Q: How do you hope the player and parent petitions move the conversation along in a positive way, and do you see any scenario where they might change minds?
FRANKLIN: I love to see our players have voices. I love to see the parents have voices. ... I had a meeting with the parents [recently], and it's hard to continue to have meetings but you still don't have a whole lot of answers for them. But I still think that the ability to get together and look each other in the face and let them know what you do know is important.
Do I think things are going to change? I don’t think we’re going to go back to a fall season. I don’t think that’s going to happen. I don’t think the petitions and the voices are going to allow us to go back and say, 'We’re going to play this fall.' I wish that was the case but I don’t see that happening.
Q: What are you telling players and parents to keep them motivated when there's so much uncertainty?
FRANKLIN: That's the challenge we face as coaches. We have a responsibility to fight for our players and fight for our parents and fight for our program. And we have to do that in a way that keeps everybody focused on what we're trying to achieve. But then we also have to do it in a way that aligns with the university and aligns with the Big Ten and aligns nationally, and that's more challenging than you can imagine.

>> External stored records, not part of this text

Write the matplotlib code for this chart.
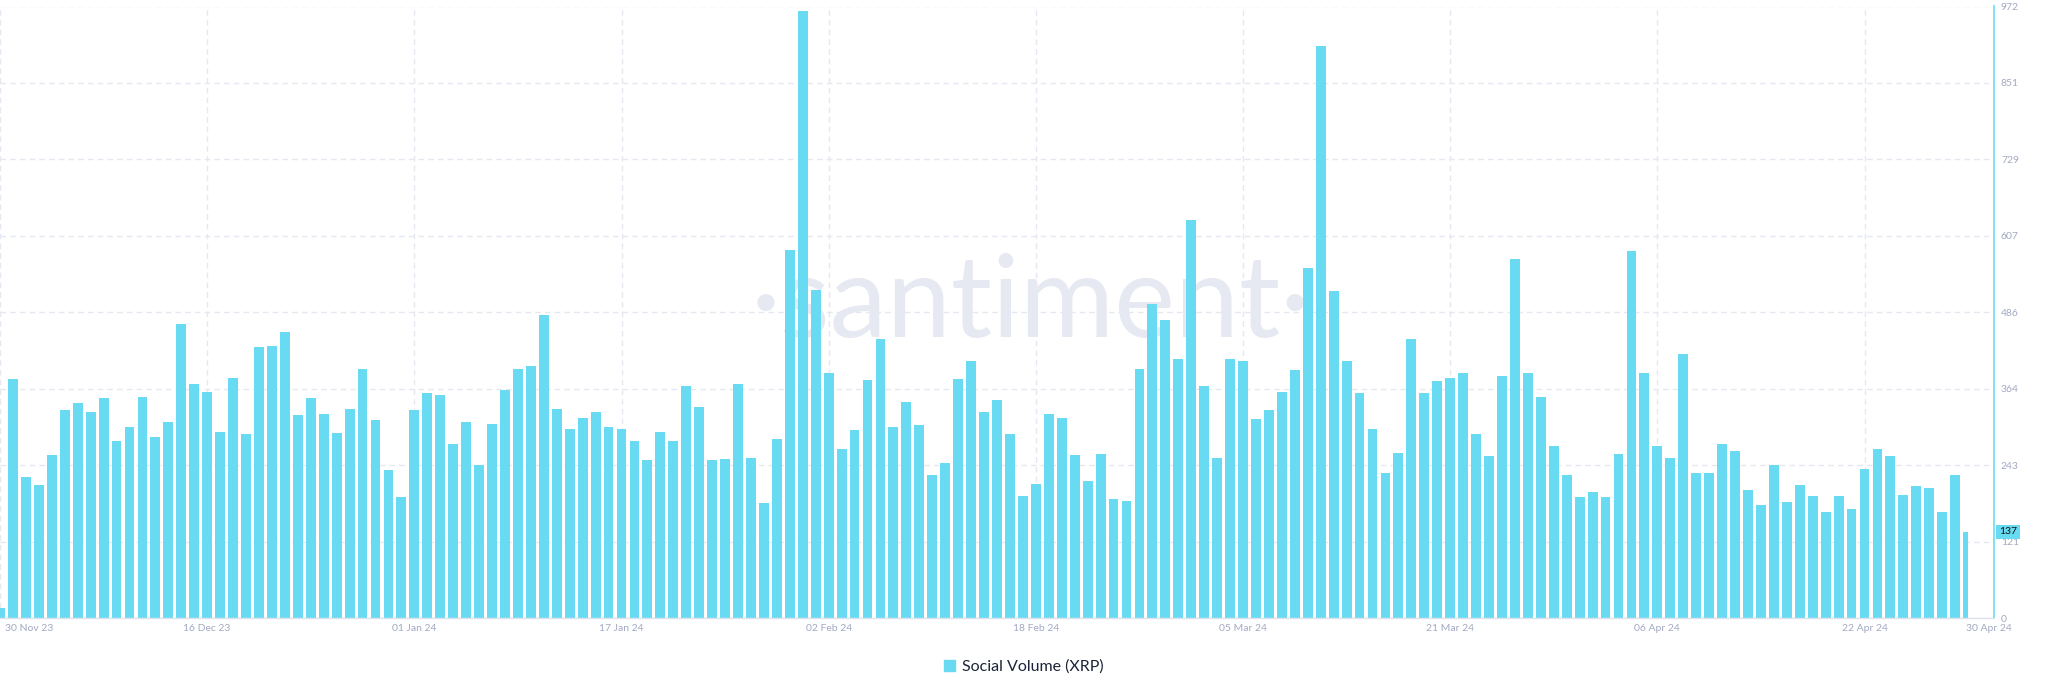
import numpy as np
import pandas as pd
import matplotlib
matplotlib.use('Agg')
import matplotlib.pyplot as plt
from matplotlib.transforms import ScaledTranslation
from matplotlib.patches import Patch

# ---------------- data ----------------
start_date = '2023-11-30'
end_date = '2024-04-30'
social_volume = [
    16, 380, 224, 211, 259, 331, 342, 327, 350, 282,
    303, 352, 287, 311, 467, 372, 359, 296, 381, 293,
    430, 432, 454, 323, 350, 325, 294, 333, 396, 315,
    236, 192, 330, 357, 354, 276, 311, 243, 309, 362,
    395, 401, 482, 333, 301, 318, 328, 304, 300, 282,
    251, 296, 282, 368, 335, 251, 253, 372, 255, 183,
    285, 585, 965, 521, 389, 268, 299, 379, 444, 304,
    343, 307, 227, 246, 380, 408, 327, 346, 292, 194,
    213, 325, 318, 259, 218, 261, 189, 186, 395, 499,
    473, 411, 632, 368, 255, 412, 408, 317, 330, 359,
    394, 556, 909, 519, 408, 358, 300, 230, 263, 444,
    358, 377, 381, 389, 292, 257, 385, 570, 389, 351,
    273, 227, 193, 201, 193, 260, 583, 389, 273, 254,
    419, 230, 231, 277, 265, 204, 180, 243, 185, 212,
    194, 169, 194, 173, 237, 268, 257, 196, 210, 207,
    168, 227, 137,
]
tick_dates = ['2023-11-30', '2023-12-16', '2024-01-01', '2024-01-17',
              '2024-02-02', '2024-02-18', '2024-03-05', '2024-03-21',
              '2024-04-06', '2024-04-22', '2024-04-30']
tick_labels = ['30 Nov 23', '16 Dec 23', '01 Jan 24', '17 Jan 24',
               '02 Feb 24', '18 Feb 24', '05 Mar 24', '21 Mar 24',
               '06 Apr 24', '22 Apr 24', '30 Apr 24']
y_max = 972
y_ticks = [0, 121.5, 243, 364.5, 486, 607.5, 729, 850.5, 972]
y_tick_labels = ['0', '121', '243', '364', '486', '607', '729', '851', '972']
latest_label = '137'
series_name = 'Social Volume (XRP)'
brand = 'santiment'

# ---------------- style ----------------
BAR = '#68dbf3'
GRID = '#e5e7f1'
TICK = '#a2a9c2'
WM = '#e6e8f2'
W, H = 2048, 693

plt.rcParams['font.family'] = ['Lato', 'DejaVu Sans']
plt.rcParams['lines.scale_dashes'] = False

dates = pd.date_range(start_date, end_date, freq='D')
tdates = pd.to_datetime(tick_dates)

fig = plt.figure(figsize=(W / 100, H / 100), dpi=100)
ax = fig.add_axes([0, (H - 618) / H, 1994 / W, (618 - 6.5) / H])

bar_w = 0.76
widths = np.full(len(dates), bar_w)
widths[-1] = bar_w / 2  # latest (partial) day
lefts = dates - pd.Timedelta(days=bar_w / 2)
ax.bar(lefts, social_volume, width=widths, align='edge', color=BAR,
       edgecolor='none', zorder=1)

ax.set_xlim(dates[0] + pd.Timedelta(hours=1), dates[-1] + pd.Timedelta(days=2))
ax.set_ylim(0, y_max)

# grid
ax.set_axisbelow(True)
ax.yaxis.grid(True, color=GRID, lw=1.0, linestyle=(0, (4, 3)))
for d in tdates[:-1]:
    ax.axvline(d, color=GRID, lw=1.0, linestyle=(0, (4, 3)), zorder=0.5)

# watermark, sized so that the word spans ~500 px
renderer = fig.canvas.get_renderer()
probe = fig.text(0, 0, brand, fontsize=100)
pw = probe.get_window_extent(renderer).width
probe.remove()
wm_size = 100 * 500 / pw
ax.text(0.517, 0.4595, '\u00b7' + brand + '\u00b7', transform=ax.transAxes, ha='center',
        va='baseline', fontsize=wm_size, color=WM, zorder=0.6)

# spines
for s in ['top', 'left']:
    ax.spines[s].set_visible(False)
ax.spines['bottom'].set_color('#dfe2ec')
ax.spines['bottom'].set_linewidth(1.0)
ax.spines['right'].set_color(BAR)
ax.spines['right'].set_linewidth(1.2)

# ticks
ax.set_xticks(tdates)
ax.set_xticklabels(tick_labels)
ax.tick_params(axis='x', length=0, pad=4, labelsize=7.5, colors=TICK)
ax.yaxis.tick_right()
ax.set_yticks(y_ticks)
ax.set_yticklabels(y_tick_labels)
ax.tick_params(axis='y', length=0, pad=5, labelsize=7.5, colors=TICK)

xl = ax.get_xticklabels()
xl[0].set_ha('left')
xl[0].set_transform(xl[0].get_transform() + ScaledTranslation(5 / 100, 0, fig.dpi_scale_trans))
xl[-1].set_transform(xl[-1].get_transform() + ScaledTranslation(21 / 100, 0, fig.dpi_scale_trans))

# latest value marker
ax.text(1.0, social_volume[-1], latest_label,
        transform=ax.get_yaxis_transform() + ScaledTranslation(5 / 100, 0, fig.dpi_scale_trans),
        ha='left', va='center', fontsize=7.5, color='#111111', zorder=5, clip_on=False,
        bbox=dict(boxstyle='square,pad=0.25', fc=BAR, ec='none'))

# legend
fig.legend(handles=[Patch(color=BAR, label=series_name)], loc='center',
           bbox_to_anchor=(1024 / W, 1 - 667 / H), frameon=False, fontsize=11.5,
           handlelength=0.65, handleheight=0.65, handletextpad=0.45,
           labelcolor='#1b2437')

fig.savefig('out.png', dpi=100)
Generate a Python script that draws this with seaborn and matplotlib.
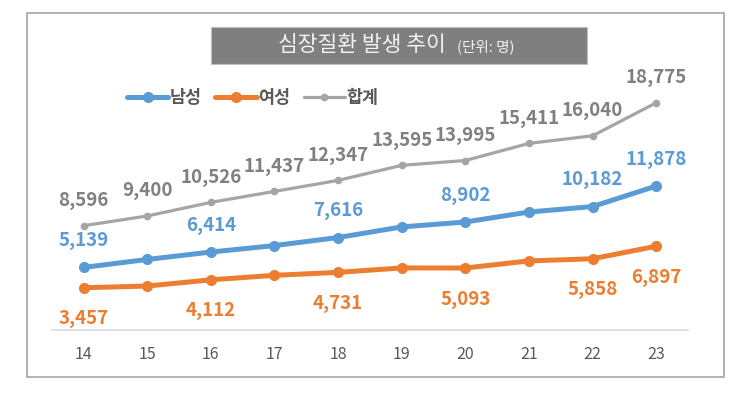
import numpy as np
import pandas as pd
import matplotlib
matplotlib.use("Agg")
import matplotlib.pyplot as plt
import seaborn as sns
from matplotlib.patches import Rectangle

years = [14, 15, 16, 17, 18, 19, 20, 21, 22, 23]
male = [5139, 5800, 6414, 6950, 7616, 8495, 8902, 9730, 10182, 11878]
female = [3457, 3600, 4112, 4487, 4731, 5100, 5093, 5681, 5858, 6897]
total = [8596, 9400, 10526, 11437, 12347, 13595, 13995, 15411, 16040, 18775]
# years whose male / female point carries a data label
labeled_years = [14, 16, 18, 20, 22, 23]

BLUE = "#5B9BD5"
ORANGE = "#ED7D31"
GRAY = "#A5A5A5"
TEXT = "#595959"

sns.set_theme(style="white")
plt.rcParams["font.family"] = ["Noto Sans CJK KR", "DejaVu Sans"]

W, H = 750, 399
fig = plt.figure(figsize=(W / 100, H / 100), dpi=100)

def fx(px):
    return px / W

def fy(py):
    return 1 - py / H

# outer frame
fig.patches.append(Rectangle((fx(27), fy(377)), fx(724) - fx(27), fy(13) - fy(377),
                             transform=fig.transFigure, fill=False,
                             edgecolor="#A6A6A6", linewidth=1.2))

# title box
fig.patches.append(Rectangle((fx(211), fy(64)), fx(587) - fx(211), fy(27) - fy(64),
                             transform=fig.transFigure, facecolor="#7F7F7F",
                             edgecolor="#BFBFBF", linewidth=0.8))
fig.text(fx(362), fy(45), "심장질환 발생 추이", color="#F2F2F2", fontsize=15.5,
         ha="center", va="center")
fig.text(fx(486), fy(46.5), "(단위: 명)", color="#F2F2F2", fontsize=10.5,
         ha="center", va="center")

ax = fig.add_axes([fx(51.7), fy(329.5), fx(688) - fx(51.7), fy(88) - fy(329.5)])

df = pd.DataFrame({"year": years, "남성": male, "여성": female, "합계": total})

sns.lineplot(data=df, x="year", y="남성", ax=ax, color=BLUE, linewidth=3.6,
             marker="o", markersize=8, markeredgewidth=0, label="남성")
sns.lineplot(data=df, x="year", y="여성", ax=ax, color=ORANGE, linewidth=3.6,
             marker="o", markersize=8, markeredgewidth=0, label="여성")
sns.lineplot(data=df, x="year", y="합계", ax=ax, color=GRAY, linewidth=2.3,
             marker="o", markersize=5.5, markeredgewidth=0, label="합계")

lab_kw = dict(textcoords="offset pixels", ha="center", va="center",
              fontsize=13.5, fontweight="bold")
for x, v in zip(years, total):
    ax.annotate(f"{v:,}", (x, v), xytext=(0, 25), color="#808080", **lab_kw)
for x, v in zip(years, male):
    if x in labeled_years:
        ax.annotate(f"{v:,}", (x, v), xytext=(0, 27), color=BLUE, **lab_kw)
for x, v in zip(years, female):
    if x in labeled_years:
        ax.annotate(f"{v:,}", (x, v), xytext=(0, -31), color=ORANGE, **lab_kw)

ax.set_xlim(13.5, 23.5)
ax.set_ylim(0, 20000)
ax.set_xticks(years)
ax.set_xticklabels([str(y) for y in years], color=TEXT, fontsize=11.5)
ax.tick_params(axis="x", length=0, pad=12)
ax.set_yticks([])
ax.set_xlabel("")
ax.set_ylabel("")
for side in ["top", "left", "right"]:
    ax.spines[side].set_visible(False)
ax.spines["bottom"].set_color("#D9D9D9")
ax.spines["bottom"].set_linewidth(1.2)
ax.patch.set_alpha(0)

handles, labels = ax.get_legend_handles_labels()
ax.legend(handles, labels, ncol=3, frameon=False, loc="center left",
          bbox_to_anchor=(fx(118), fy(98)), bbox_transform=fig.transFigure,
          handlelength=2.4, handletextpad=0.05, columnspacing=0.8, borderpad=0,
          prop={"size": 12.5, "weight": "bold"}, labelcolor=TEXT)

fig.savefig("out.png", dpi=100)
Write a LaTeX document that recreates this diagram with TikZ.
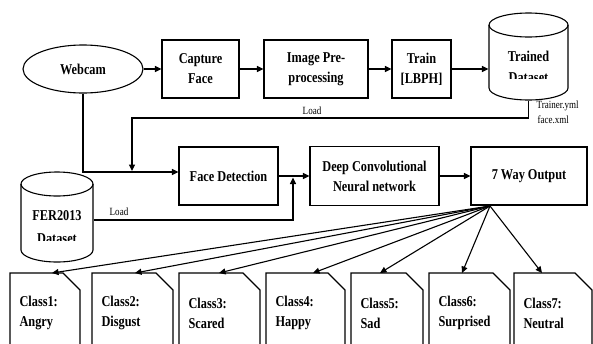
\documentclass[tikz,border=0pt]{standalone}
\usepackage{fontspec}
\setmainfont{Liberation Serif}[FakeStretch=0.82]
\usetikzlibrary{arrows.meta,shapes.geometric,calc}
\begin{document}
\begin{tikzpicture}[x=1pt,y=-1pt, line width=1.1pt,
  bigtxt/.style={font=\bfseries\fontsize{15}{20}\selectfont},
  box/.style={draw, rectangle, inner sep=0, bigtxt, align=center},
  arr/.style={-{Triangle[length=6.5pt,width=6pt]}},
  lbl/.style={font=\fontsize{11}{13}\selectfont, inner sep=0}]
\clip (0,0) rectangle (593,343);
% top row
\node[draw, ellipse, minimum width=120, minimum height=48, inner sep=0, bigtxt] (webcam) at (83,69) {Webcam};
\node[box, minimum width=77, minimum height=58] (capture) at (200.5,69) {Capture\\Face};
\node[box, minimum width=104, minimum height=58] (image) at (316,69) {Image Pre-\\processing};
\node[box, minimum width=59, minimum height=58] (train) at (421.5,69) {Train\\{[LBPH]}};
% trained dataset cylinder
\node[minimum width=79, minimum height=87, inner sep=0] (td) at (528.5,56.5) {};
\draw (489,25) -- (489,88) arc[start angle=180, end angle=0, x radius=39.5, y radius=12] -- (568,25);
\draw (528.5,25) ellipse [x radius=39.5, y radius=12];
\node[bigtxt, inner sep=0] (tdt) at (528.5,56) {Trained};
\begin{scope}
\clip (480,62) rectangle (580,78.5);
\node[bigtxt, inner sep=0] (tdd) at (528.5,78) {Dataset};
\end{scope}
% FER2013 cylinder
\node[minimum width=72, minimum height=90, inner sep=0] (fer) at (57,220) {};
\draw (21,184) -- (21,250) arc[start angle=180, end angle=0, x radius=36, y radius=12] -- (93,184);
\draw (57,184) ellipse [x radius=36, y radius=12];
\node[bigtxt, inner sep=0] (fert) at (57,216) {FER2013};
\begin{scope}
\clip (15,226) rectangle (100,240.5);
\node[bigtxt, inner sep=0] (ferd) at (57,239) {Dataset};
\end{scope}
% middle row
\node[box, minimum width=99, minimum height=58] (fd) at (228.5,176) {Face Detection};
\node[box, minimum width=129, minimum height=59] (dcnn) at (374.5,176) {Deep Convolutional\\Neural network};
\node[box, minimum width=116, minimum height=58] (out) at (529,176) {7 Way Output};
% connectors
\draw[arr] (webcam.east) -- (capture.west);
\draw[arr] (capture) -- (image);
\draw[arr] (image) -- (train);
\draw[arr] (train.east) -- (train.east -| td.west);
\coordinate (jn) at (132,171);
\draw[arr] (td.south) |- (132,118) -- (jn);
\draw[arr] (webcam.south) |- ([yshift=4pt]fd.west);
\coordinate (kn) at (293,177.5);
\draw[arr] (fer.east) -| (kn);
\draw[arr] (fd) -- (dcnn);
\draw[arr] (dcnn) -- (out);
% labels
\node[lbl] (l1) at (312,111) {Load};
\node[lbl] (l2) at (119,212) {Load};
\node[lbl, anchor=west] (l3) at (536,106) {Trainer.yml};
\node[lbl, anchor=west] (l4) at (537,120) {face.xml};
% fan out
\coordinate (fan) at (490,206);
\foreach \n/\xa/\xb/\tx/\lab in {1/10/80/52/Angry, 2/92/173/135/Disgust, 3/179/260/219/Scared, 4/266/345/313/Happy, 5/351/423/380/Sad, 6/429/510/462/Surprised, 7/514/592/542/Neutral} {
  \draw (\xa,350) -- (\xa,273) -- ({\xb-17},273) -- (\xb,290) -- (\xb,350);
  \node[anchor=west, align=left, bigtxt, inner sep=0] (c\n) at ({\xa+9},313) {Class\n:\\\lab};
  \coordinate (t\n) at (\tx,273);
  \draw[arr] (fan) -- (t\n);
}
\end{tikzpicture}
\end{document}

I'm a chain-of-command guy. I'm a loyal guy, and that's a difficult thing to do. How do you work hard and represent all those separate entities and do it in a way that no one gets rubbed the wrong way? The challenge is, I don’t know if that’s possible right now. You’re going to rub someone the wrong way. But ultimately my responsibility has to be to my players, my parents and my program. And the reality is, if I’m doing the right thing for those people and that group, it should also be the right thing for our university and it should be the right thing for the Big Ten and it should be the right thing for college football.